begin DATA SHOWN
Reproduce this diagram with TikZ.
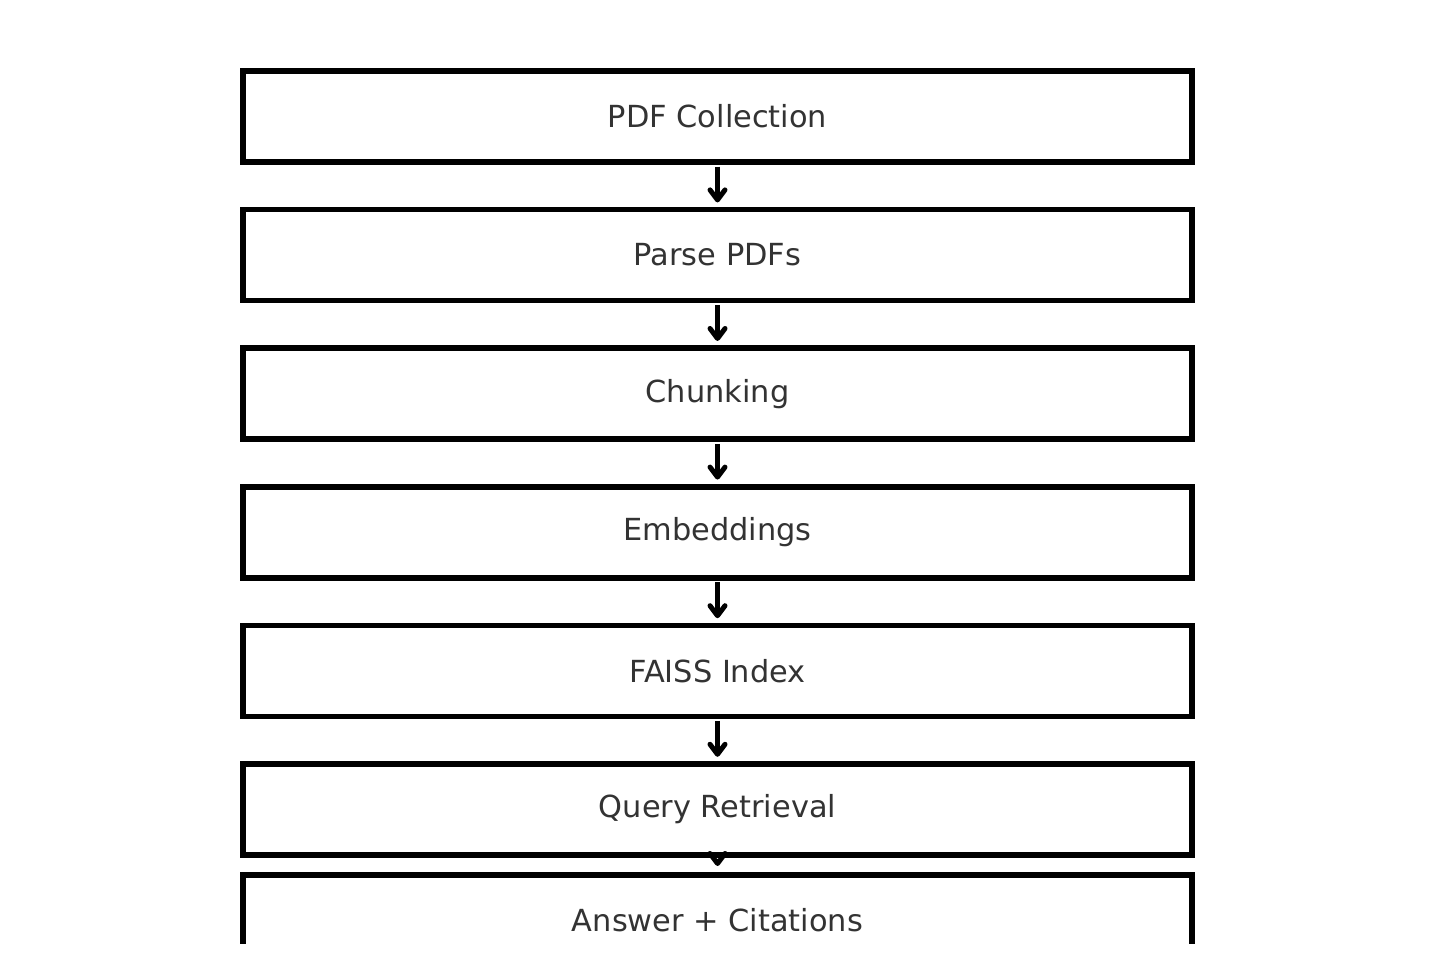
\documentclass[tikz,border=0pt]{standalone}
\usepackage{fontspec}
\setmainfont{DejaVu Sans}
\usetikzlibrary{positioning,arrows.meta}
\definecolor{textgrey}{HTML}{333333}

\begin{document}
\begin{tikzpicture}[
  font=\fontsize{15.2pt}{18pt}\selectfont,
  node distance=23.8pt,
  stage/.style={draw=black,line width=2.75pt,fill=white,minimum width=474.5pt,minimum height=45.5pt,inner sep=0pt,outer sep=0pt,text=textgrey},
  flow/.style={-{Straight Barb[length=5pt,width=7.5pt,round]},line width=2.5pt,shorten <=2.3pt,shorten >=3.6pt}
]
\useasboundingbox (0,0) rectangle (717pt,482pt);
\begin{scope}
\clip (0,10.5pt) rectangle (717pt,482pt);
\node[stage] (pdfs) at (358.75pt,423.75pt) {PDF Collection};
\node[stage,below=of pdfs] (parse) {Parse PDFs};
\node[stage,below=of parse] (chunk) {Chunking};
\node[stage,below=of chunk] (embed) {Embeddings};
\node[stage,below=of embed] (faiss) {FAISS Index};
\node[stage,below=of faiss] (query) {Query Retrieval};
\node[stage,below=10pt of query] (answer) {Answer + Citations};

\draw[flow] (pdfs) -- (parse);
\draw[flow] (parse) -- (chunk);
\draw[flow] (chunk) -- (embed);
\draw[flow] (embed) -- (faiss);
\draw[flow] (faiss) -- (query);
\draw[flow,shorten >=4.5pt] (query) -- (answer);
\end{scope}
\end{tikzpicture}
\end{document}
end DATA SHOWN
begin DATA SHOWN
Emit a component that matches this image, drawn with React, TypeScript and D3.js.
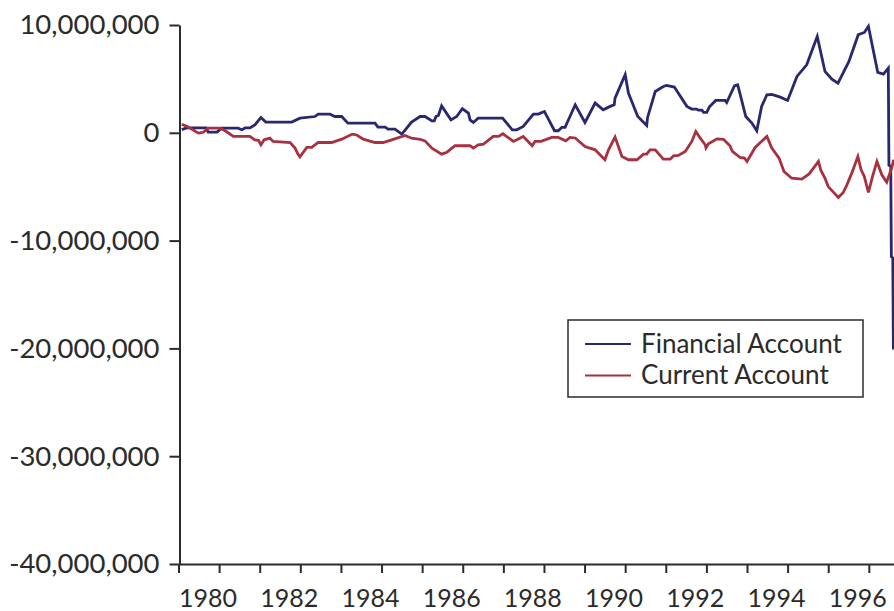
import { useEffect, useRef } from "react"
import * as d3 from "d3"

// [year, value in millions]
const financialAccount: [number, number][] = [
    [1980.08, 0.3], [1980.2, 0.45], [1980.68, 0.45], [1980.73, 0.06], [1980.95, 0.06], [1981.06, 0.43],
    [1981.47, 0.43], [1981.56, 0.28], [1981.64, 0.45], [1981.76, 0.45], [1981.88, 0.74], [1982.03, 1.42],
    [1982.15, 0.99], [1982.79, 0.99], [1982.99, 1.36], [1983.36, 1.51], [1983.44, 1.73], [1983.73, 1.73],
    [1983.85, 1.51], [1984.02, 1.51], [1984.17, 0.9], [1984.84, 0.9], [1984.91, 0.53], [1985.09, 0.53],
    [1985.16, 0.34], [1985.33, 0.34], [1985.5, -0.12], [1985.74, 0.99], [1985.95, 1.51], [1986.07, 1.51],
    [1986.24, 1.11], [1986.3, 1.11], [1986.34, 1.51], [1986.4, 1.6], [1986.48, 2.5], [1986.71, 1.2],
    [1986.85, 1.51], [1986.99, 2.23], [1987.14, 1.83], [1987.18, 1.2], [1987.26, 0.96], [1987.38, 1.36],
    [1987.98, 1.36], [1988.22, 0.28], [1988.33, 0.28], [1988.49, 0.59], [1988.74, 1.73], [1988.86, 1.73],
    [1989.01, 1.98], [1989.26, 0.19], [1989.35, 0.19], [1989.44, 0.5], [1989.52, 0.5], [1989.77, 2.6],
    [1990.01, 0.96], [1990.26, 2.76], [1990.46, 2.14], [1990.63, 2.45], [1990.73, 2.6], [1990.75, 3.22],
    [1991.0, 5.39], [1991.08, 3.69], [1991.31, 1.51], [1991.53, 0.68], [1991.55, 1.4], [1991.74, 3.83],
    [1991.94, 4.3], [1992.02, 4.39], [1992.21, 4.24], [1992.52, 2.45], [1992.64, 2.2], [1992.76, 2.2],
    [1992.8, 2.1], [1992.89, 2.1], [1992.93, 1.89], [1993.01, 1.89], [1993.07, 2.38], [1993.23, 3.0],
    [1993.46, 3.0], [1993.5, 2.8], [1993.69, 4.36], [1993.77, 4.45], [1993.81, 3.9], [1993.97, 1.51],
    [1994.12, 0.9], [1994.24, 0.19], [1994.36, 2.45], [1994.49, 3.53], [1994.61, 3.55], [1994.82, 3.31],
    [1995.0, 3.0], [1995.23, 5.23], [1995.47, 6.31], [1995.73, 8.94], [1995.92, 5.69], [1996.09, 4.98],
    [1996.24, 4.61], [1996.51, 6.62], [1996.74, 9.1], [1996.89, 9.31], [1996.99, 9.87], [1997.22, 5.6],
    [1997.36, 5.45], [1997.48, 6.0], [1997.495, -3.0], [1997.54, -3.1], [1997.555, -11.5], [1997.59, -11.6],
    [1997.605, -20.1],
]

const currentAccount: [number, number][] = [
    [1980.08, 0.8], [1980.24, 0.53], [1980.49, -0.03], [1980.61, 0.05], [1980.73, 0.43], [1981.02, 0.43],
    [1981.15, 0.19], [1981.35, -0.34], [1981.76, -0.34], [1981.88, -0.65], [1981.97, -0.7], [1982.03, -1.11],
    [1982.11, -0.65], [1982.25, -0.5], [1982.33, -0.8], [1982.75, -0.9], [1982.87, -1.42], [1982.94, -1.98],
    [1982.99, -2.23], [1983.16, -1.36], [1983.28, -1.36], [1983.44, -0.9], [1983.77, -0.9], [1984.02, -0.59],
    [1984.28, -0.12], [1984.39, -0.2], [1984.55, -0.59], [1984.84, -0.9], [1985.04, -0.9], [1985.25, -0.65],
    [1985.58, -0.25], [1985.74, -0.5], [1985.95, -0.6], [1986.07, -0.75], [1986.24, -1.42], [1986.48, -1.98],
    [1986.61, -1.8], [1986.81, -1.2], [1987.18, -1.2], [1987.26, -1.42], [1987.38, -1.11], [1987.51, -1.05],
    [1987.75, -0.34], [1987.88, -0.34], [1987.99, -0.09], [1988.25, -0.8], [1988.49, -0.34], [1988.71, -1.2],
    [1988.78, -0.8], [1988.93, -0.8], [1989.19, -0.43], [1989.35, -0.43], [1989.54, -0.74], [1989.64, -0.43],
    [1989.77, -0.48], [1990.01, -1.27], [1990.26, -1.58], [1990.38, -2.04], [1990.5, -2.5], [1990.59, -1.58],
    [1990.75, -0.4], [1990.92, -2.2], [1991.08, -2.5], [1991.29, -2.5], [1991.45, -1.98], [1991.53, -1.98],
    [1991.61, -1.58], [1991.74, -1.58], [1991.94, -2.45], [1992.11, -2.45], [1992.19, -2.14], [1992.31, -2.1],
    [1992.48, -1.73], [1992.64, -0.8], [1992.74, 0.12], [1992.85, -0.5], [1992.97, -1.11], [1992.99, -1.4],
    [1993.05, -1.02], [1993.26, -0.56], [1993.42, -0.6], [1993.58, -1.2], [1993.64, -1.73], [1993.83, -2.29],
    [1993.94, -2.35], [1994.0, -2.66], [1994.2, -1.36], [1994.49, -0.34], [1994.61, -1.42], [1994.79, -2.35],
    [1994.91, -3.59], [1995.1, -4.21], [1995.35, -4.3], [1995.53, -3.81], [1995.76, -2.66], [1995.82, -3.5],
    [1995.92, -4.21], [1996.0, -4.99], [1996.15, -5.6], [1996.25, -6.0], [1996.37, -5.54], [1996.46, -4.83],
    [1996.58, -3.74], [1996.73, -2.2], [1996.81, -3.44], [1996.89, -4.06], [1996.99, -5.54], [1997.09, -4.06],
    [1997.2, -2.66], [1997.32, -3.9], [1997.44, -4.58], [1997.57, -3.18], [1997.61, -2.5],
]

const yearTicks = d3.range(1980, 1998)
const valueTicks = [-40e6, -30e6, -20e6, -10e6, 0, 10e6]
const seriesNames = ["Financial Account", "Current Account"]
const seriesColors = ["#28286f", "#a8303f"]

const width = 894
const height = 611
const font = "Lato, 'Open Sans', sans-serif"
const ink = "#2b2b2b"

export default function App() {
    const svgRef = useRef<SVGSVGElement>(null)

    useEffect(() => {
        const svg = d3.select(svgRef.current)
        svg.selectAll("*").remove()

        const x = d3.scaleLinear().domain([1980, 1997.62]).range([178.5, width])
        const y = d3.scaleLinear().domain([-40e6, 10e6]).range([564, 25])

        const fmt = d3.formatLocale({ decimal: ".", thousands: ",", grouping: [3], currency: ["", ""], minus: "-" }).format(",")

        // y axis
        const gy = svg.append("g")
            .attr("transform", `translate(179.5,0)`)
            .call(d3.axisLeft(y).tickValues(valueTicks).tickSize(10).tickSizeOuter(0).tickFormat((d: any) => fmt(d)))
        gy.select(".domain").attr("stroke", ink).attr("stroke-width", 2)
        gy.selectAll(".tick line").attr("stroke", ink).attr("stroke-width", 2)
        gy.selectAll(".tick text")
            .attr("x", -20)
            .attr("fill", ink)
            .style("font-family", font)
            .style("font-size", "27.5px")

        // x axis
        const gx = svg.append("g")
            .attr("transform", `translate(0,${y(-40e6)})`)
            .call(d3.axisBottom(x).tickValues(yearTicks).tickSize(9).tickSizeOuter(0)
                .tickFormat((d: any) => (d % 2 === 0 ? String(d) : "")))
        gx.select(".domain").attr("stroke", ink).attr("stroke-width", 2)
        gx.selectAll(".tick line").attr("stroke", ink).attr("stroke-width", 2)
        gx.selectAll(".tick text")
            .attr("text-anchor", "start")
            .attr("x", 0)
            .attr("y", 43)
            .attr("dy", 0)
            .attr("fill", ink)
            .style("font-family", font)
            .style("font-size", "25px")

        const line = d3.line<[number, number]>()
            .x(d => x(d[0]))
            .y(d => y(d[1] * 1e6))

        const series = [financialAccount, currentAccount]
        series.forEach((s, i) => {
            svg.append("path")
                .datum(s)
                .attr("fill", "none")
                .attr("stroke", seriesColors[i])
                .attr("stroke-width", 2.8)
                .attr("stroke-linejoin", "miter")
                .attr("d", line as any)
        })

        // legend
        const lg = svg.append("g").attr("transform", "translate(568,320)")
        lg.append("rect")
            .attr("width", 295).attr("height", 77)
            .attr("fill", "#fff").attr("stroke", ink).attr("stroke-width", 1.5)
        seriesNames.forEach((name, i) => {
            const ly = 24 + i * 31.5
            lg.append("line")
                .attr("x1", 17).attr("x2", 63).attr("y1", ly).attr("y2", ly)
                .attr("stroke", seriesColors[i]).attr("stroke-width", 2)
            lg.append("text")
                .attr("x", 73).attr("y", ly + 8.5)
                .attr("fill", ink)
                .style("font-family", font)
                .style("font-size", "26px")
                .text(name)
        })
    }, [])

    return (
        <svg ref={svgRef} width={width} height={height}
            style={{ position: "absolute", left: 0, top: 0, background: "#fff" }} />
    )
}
end DATA SHOWN
* **WHAT THE TASK ASKS**:
Output nothing except the lines from the one containing "Emit a component" through the one containing "import * as", both kept, with the pictures removed.

* **EXERCISE SOLUTION**:
Emit a component that matches this image, drawn with React, TypeScript and D3.js.
import { useEffect, useRef } from "react"
import * as d3 from "d3"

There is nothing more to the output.